─── Records shown ───

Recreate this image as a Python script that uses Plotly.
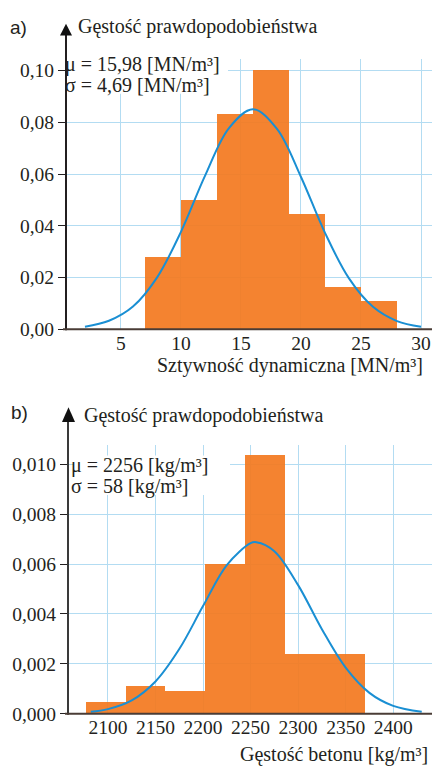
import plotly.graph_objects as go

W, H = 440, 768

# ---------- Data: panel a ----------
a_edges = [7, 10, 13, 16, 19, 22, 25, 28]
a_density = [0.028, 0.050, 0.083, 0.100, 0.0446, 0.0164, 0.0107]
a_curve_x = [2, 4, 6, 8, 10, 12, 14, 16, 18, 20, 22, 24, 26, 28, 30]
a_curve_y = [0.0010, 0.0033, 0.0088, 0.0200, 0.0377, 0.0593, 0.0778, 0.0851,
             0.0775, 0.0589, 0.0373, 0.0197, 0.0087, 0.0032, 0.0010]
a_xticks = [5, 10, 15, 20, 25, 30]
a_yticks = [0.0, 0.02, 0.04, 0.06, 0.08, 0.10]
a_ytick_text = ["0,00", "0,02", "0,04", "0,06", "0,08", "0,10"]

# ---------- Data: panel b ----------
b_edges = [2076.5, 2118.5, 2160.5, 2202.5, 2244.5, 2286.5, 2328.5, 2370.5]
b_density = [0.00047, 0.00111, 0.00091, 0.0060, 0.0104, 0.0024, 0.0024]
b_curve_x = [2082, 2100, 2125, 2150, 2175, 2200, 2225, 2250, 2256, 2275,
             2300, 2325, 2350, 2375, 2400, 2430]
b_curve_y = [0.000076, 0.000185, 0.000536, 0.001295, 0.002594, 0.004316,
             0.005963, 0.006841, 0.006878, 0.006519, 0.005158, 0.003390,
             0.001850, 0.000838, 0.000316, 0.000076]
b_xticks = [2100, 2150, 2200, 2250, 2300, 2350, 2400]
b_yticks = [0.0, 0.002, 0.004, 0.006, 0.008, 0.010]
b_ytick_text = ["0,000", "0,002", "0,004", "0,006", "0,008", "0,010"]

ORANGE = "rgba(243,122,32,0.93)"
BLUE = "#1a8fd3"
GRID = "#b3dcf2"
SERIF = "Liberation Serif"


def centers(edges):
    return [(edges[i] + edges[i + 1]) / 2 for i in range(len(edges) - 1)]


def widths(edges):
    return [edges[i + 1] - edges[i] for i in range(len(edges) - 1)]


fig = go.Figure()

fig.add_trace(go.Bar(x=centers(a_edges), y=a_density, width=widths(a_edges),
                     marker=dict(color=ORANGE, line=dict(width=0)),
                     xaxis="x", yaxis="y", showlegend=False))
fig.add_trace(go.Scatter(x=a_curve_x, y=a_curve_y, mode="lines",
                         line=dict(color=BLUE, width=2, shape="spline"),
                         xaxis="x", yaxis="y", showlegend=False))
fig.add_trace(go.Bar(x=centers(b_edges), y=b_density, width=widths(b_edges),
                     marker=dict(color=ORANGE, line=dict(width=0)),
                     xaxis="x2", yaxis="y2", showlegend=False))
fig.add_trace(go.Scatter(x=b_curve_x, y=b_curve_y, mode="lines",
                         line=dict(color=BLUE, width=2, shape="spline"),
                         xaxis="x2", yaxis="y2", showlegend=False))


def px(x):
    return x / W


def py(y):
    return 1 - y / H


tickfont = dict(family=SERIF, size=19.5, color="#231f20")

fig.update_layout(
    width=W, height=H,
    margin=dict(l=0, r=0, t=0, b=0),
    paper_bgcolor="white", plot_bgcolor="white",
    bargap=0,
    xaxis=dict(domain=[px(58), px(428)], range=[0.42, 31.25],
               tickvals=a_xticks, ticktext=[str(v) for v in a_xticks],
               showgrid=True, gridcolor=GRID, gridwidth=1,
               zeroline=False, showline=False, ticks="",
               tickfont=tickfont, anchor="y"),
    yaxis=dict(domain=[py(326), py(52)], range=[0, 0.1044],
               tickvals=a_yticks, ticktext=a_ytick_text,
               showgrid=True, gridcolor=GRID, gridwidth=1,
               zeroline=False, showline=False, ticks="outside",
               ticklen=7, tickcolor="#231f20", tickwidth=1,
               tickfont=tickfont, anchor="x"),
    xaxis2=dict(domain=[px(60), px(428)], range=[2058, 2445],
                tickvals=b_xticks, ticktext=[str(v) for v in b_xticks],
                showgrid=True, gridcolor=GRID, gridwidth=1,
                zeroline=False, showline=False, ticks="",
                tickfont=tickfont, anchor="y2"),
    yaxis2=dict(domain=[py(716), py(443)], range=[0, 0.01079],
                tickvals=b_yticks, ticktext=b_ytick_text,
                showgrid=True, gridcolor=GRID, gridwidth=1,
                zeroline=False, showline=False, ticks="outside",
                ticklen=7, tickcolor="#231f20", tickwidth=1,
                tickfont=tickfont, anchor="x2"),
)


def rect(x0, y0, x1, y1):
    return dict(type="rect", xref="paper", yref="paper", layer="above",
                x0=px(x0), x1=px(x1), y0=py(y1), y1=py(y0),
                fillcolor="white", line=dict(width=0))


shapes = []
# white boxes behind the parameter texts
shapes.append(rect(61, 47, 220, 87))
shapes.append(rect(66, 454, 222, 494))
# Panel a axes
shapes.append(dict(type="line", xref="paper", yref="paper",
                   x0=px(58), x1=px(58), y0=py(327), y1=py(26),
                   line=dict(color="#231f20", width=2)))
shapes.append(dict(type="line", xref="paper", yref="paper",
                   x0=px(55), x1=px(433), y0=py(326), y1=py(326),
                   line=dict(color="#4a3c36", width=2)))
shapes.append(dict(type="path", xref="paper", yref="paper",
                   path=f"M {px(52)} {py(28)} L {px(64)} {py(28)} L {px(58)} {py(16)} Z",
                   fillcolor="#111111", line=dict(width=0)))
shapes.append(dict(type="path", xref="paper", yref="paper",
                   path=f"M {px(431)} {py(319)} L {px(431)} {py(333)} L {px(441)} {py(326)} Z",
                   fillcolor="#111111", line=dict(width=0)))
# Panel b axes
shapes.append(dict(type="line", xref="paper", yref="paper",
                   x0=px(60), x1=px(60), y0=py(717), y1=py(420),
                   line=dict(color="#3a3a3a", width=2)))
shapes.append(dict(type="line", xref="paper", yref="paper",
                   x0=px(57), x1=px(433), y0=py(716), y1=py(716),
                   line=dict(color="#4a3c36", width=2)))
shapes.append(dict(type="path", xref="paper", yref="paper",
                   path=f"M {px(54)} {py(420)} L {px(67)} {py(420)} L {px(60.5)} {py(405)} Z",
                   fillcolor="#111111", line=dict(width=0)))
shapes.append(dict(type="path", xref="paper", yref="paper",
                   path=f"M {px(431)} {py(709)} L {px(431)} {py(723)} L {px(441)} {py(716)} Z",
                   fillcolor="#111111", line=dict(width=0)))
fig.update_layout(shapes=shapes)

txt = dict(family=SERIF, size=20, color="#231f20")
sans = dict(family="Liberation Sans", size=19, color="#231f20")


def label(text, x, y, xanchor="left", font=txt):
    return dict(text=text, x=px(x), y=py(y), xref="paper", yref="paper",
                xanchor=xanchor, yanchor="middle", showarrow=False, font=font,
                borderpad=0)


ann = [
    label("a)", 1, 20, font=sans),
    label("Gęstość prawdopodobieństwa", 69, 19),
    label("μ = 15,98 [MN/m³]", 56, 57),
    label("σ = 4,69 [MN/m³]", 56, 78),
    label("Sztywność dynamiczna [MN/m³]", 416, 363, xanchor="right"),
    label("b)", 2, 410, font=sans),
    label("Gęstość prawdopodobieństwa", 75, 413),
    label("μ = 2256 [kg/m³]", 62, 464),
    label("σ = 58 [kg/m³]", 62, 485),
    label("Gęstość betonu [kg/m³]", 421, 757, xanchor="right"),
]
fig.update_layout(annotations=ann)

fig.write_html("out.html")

───
─── Records shown ───

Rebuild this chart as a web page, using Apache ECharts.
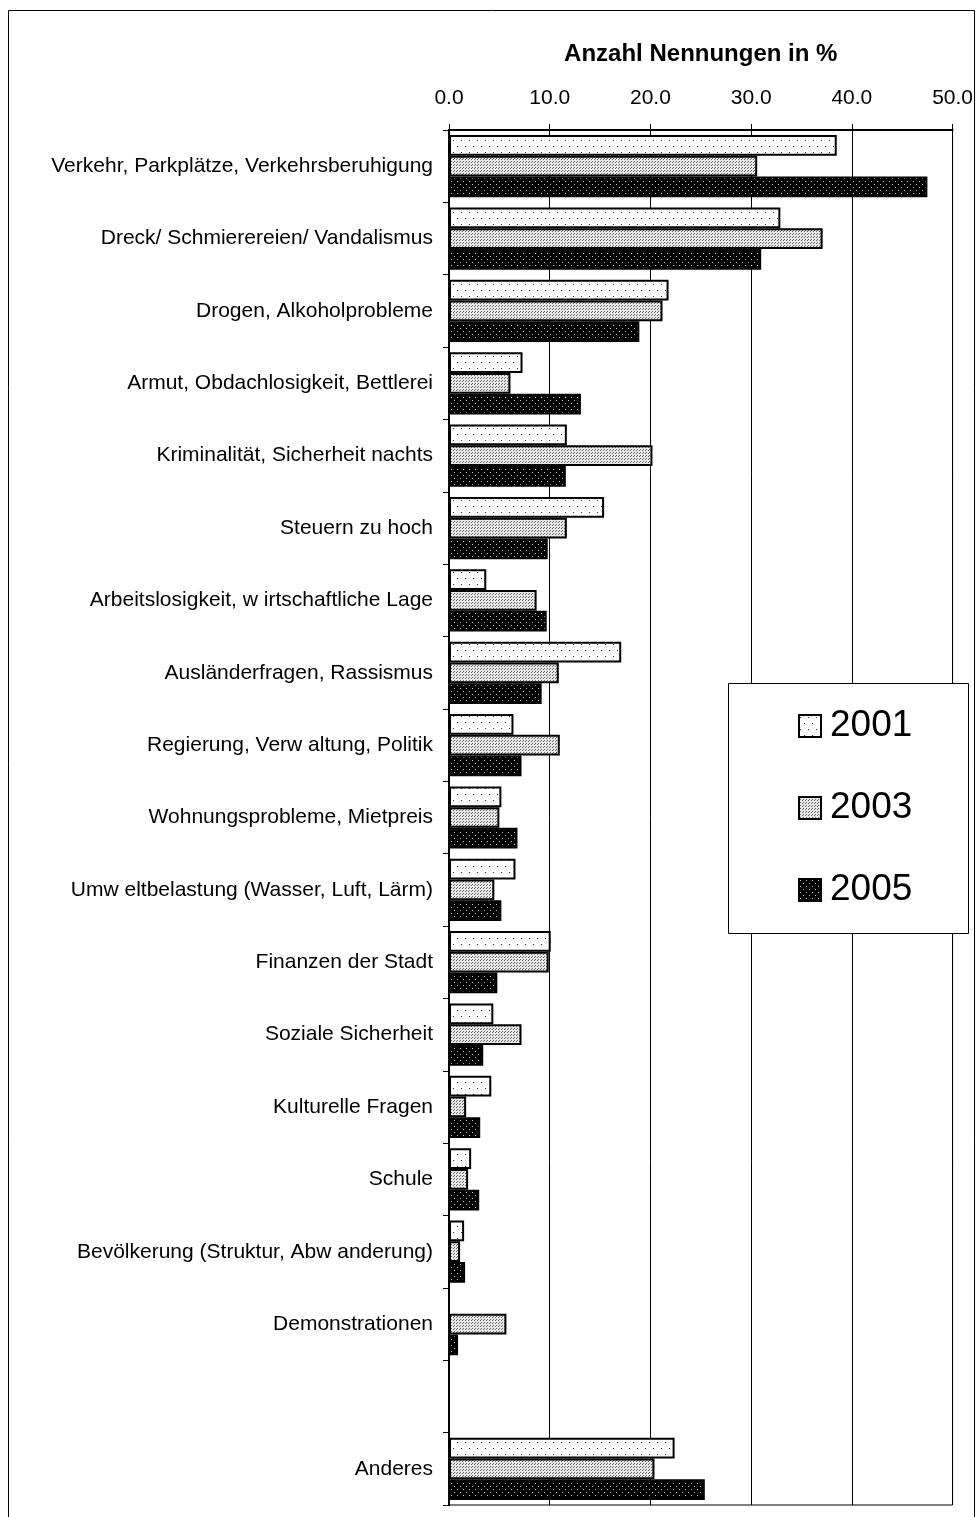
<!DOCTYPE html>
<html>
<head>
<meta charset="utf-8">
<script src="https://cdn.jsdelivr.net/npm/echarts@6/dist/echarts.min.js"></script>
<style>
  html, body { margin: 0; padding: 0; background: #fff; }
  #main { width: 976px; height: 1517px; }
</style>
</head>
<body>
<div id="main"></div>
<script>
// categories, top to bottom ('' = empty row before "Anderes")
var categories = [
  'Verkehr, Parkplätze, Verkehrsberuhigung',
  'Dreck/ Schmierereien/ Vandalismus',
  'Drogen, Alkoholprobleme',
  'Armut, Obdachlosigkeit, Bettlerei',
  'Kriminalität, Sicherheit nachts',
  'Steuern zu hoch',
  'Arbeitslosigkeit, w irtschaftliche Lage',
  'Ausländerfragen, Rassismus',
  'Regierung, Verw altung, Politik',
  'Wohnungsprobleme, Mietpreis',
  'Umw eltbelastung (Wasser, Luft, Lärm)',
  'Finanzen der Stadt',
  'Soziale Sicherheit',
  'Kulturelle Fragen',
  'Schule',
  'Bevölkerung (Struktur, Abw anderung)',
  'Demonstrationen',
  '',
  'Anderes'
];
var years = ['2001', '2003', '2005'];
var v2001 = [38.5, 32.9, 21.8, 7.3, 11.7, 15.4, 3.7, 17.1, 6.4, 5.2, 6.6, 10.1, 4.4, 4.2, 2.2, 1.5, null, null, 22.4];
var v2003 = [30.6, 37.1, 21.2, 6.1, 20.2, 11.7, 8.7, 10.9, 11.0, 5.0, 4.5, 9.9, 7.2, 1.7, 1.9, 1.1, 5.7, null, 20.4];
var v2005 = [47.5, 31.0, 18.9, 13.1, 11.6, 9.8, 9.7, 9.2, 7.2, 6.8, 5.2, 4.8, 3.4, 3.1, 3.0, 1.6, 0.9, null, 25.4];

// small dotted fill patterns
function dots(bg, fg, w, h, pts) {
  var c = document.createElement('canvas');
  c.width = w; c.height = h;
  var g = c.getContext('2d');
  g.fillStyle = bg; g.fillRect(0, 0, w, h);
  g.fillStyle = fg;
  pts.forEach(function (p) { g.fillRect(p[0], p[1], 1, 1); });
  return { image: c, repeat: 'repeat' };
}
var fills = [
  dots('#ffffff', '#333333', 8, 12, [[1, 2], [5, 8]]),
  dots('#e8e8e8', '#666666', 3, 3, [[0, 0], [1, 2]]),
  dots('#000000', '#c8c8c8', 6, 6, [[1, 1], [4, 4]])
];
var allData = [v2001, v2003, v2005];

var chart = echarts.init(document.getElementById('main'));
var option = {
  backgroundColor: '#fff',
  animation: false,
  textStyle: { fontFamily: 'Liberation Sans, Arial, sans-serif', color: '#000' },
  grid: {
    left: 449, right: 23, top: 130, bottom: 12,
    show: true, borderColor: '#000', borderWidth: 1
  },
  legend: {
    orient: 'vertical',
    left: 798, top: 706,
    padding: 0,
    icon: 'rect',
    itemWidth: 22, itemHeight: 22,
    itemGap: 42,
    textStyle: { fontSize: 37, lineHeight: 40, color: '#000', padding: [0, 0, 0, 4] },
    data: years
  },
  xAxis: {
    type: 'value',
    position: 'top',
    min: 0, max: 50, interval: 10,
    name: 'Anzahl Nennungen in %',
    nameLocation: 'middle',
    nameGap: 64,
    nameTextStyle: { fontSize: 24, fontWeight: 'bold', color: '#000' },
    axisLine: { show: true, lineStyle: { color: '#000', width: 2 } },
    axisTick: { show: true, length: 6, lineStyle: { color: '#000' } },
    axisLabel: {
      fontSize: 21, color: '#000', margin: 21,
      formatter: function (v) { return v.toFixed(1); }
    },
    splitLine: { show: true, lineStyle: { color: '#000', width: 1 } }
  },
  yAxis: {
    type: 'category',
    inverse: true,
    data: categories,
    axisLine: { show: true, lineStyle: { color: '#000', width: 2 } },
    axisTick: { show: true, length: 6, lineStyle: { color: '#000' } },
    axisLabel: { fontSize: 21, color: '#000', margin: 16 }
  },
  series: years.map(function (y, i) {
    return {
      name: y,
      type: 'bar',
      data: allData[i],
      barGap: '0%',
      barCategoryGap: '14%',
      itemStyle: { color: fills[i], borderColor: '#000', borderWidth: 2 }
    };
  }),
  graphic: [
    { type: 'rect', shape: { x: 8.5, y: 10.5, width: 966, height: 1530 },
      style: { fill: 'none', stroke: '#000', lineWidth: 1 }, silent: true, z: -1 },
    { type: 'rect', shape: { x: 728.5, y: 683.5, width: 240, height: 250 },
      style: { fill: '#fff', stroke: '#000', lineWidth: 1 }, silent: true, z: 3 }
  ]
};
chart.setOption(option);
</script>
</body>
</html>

───

[Task brief]:
Search the entries for the string "image" and collect each line that has it.

[Result for this task]:
Recreate this image as a Python script that uses Plotly.
  return { image: c, repeat: 'repeat' };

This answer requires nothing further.